NY laundry workers score strike victory
(front page)
 
Photo - see caption below
Laundry workers in Oceanside, Long Island, struck for three days demanding to be represented by Union of Needletrades, Industrial and Textile Employees.
 
BY CAROLE LESNICK AND LUIS MADRID  
OCEANSIDE, New York--Some 250 workers at a large industrial laundry, Oceanside Institutional Industries, waged a three-day strike in mid-October that resulted in the bosses agreeing to the workers’ demand for union recognition.

The workers’ fight to be represented by the Union of Needletrades, Industrial and Textile Employees (UNITE) is in response to poor working conditions, company abuse, low wages, and no benefits. Some workers with nearly 20 years’ service still earn less than $6 an hour. The company provides no medical or other insurance. Workers also protested anti-immigrant abuse and sexual harassment by management. The overwhelming majority of the workforce at this Long Island factory is Spanish-speaking; most are originally from El Salvador.
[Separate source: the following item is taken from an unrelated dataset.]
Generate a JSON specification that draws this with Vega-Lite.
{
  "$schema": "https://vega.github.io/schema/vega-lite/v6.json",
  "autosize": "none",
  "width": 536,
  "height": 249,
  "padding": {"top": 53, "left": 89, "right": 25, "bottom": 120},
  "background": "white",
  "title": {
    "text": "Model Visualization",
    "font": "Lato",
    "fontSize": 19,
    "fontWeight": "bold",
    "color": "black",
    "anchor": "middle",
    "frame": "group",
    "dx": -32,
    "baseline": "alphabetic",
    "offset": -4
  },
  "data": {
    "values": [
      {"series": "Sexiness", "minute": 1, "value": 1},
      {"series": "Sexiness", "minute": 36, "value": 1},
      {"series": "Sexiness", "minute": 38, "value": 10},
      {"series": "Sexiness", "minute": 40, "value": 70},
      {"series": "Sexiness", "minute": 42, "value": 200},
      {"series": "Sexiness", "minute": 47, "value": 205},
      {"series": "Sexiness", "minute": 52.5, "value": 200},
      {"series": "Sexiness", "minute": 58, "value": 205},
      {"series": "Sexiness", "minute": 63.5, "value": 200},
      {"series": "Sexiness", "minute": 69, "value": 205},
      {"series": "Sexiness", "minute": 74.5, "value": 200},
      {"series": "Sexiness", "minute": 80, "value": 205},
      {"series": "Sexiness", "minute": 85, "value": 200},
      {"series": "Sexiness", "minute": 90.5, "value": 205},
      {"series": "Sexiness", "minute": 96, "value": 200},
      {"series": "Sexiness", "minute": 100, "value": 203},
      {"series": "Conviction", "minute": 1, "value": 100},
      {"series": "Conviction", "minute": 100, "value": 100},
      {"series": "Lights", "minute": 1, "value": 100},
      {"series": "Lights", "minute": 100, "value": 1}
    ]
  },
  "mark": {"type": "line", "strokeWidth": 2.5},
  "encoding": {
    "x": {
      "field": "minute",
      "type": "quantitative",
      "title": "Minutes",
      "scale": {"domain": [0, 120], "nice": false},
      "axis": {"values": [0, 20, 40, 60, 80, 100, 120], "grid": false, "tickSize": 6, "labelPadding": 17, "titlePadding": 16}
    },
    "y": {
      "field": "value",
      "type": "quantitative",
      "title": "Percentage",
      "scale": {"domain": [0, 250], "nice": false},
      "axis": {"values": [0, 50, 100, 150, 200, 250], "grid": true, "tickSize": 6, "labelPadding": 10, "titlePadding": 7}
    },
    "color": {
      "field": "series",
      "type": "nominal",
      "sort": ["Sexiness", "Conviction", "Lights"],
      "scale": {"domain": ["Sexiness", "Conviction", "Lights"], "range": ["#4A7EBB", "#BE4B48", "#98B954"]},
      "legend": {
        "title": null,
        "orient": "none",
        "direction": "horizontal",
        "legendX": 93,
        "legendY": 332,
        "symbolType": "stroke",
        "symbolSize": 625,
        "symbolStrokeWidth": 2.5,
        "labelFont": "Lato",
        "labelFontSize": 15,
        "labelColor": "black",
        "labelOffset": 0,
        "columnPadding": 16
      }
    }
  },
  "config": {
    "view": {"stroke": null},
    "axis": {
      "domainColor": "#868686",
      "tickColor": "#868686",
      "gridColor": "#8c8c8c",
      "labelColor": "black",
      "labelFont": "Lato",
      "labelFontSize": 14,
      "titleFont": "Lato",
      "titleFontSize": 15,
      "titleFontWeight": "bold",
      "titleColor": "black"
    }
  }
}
Employees at the plant, which washes laundry from hospitals, report being pricked by hypodermic needles found in the linen or being exposed to blood on bedsheets because of a lack of proper equipment.
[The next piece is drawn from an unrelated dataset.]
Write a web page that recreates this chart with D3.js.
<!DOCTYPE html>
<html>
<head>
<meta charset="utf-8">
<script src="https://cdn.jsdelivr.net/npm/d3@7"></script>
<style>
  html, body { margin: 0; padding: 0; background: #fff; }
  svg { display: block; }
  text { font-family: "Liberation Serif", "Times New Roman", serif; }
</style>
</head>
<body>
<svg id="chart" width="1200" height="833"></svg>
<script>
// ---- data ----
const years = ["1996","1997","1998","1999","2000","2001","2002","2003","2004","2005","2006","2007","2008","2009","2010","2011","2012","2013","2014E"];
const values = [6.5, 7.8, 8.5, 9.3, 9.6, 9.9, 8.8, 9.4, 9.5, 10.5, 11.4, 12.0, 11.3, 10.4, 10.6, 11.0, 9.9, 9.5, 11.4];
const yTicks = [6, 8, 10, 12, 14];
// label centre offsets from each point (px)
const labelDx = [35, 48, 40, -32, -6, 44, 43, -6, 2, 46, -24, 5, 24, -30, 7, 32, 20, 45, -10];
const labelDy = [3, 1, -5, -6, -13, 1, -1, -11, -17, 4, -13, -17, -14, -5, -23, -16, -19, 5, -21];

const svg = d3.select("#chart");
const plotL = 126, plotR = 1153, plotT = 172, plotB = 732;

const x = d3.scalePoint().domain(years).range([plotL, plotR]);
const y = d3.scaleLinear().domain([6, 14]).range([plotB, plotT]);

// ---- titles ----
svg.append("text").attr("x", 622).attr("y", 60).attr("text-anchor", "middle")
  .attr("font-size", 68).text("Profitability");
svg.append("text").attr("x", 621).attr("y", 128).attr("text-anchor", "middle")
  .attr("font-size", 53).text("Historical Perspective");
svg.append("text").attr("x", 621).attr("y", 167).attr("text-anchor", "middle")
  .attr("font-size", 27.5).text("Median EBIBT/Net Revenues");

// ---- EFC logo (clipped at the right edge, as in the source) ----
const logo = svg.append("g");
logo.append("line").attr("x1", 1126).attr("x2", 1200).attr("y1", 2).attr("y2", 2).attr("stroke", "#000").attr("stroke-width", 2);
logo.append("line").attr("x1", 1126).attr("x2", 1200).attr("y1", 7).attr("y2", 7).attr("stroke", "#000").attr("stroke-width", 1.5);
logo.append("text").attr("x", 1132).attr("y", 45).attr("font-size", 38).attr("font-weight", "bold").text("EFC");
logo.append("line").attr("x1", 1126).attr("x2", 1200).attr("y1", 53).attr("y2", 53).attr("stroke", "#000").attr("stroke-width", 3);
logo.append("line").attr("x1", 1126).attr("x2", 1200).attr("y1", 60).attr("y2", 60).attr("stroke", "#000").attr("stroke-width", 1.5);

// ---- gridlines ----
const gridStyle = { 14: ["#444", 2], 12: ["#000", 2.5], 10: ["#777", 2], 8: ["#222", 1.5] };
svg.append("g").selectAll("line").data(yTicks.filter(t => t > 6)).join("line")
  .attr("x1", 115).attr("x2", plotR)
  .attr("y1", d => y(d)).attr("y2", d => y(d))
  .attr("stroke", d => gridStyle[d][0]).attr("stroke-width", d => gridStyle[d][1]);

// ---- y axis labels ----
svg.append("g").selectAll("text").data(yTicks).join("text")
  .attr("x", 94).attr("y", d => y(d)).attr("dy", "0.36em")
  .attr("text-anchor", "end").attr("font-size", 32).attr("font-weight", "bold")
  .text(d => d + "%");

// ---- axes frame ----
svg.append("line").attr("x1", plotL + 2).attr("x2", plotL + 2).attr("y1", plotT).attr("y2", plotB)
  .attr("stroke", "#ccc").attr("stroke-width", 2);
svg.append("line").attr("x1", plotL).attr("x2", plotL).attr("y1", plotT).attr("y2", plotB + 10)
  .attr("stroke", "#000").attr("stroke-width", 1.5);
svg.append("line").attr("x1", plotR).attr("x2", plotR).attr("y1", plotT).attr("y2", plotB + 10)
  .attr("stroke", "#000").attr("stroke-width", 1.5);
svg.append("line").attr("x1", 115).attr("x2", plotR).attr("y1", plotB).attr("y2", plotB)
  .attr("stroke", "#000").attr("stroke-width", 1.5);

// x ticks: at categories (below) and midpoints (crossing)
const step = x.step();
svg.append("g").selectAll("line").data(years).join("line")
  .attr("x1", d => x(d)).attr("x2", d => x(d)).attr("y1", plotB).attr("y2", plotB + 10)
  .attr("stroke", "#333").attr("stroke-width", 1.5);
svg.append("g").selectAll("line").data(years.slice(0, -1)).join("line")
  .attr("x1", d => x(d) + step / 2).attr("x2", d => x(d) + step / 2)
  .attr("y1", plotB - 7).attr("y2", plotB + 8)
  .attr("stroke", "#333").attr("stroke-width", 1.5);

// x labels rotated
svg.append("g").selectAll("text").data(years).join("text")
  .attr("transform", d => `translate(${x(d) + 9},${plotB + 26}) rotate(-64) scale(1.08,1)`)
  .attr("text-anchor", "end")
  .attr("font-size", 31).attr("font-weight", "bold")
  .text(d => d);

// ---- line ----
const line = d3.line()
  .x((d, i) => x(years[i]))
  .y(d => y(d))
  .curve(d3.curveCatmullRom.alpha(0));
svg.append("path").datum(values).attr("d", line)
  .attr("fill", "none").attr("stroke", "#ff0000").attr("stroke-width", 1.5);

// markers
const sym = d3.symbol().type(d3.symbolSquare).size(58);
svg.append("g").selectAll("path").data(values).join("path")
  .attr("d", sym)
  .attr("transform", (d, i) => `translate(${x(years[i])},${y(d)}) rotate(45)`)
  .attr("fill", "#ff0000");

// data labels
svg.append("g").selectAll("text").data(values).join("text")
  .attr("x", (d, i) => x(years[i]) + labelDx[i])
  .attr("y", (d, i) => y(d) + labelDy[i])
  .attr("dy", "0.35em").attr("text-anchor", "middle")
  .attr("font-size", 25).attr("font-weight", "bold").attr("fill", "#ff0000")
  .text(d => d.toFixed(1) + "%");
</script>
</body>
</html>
The company previously claimed that workers were represented by a union called "United Workers of America Local 660." But workers described the pro-company outfit as a "phantom union."

"They told us to put an ‘x’ next to the box for Local 660," Visitación Humaña told the Spanish-language daily Hoy. Humaña explained that he did so on instructions by his supervisor, who also happens to be one of the leaders of the so-called union.

These conditions led to a demand for real union representation. After some initial meetings with the workers, UNITE representatives gave the bosses a deadline of Thursday, October 19 to recognize the union as the bargaining agent.

"But on Wednesday morning everyone walked out," said Adela Alberto on the picket line October 20.

"We had to be here because we all face the same conditions," said Alberto, who came with two other workers from the nearby Tartan Textile plant to show solidarity. She is the vice president of UNITE Local 330 at that industrial laundry, located in Hempstead, Long Island. In July, Alberto also helped organize a one-week sympathy strike at her plant in support of the strike against Tartan Textile’s plant in Pompano Beach, Florida. "That was a successful fight and earned us a lot of respect," he said.

Bosses at Oceanside Institutional Industries initially threatened to fire all those who walked out. But the strike remained solid, with no more than a dozen people crossing the picket line, strikers reported. In the end the company backed down and no one was fired. Since returning to work, management’s conduct has changed noticeably, several workers pointed out.

José Portillo, who has worked 11 years in the pressing department, told Hoy he was proud of what they had accomplished. "We knew that if we remained united, we could win our demands."

The company agreed to join in industrywide negotiations for a contract, which are currently under way in New York State.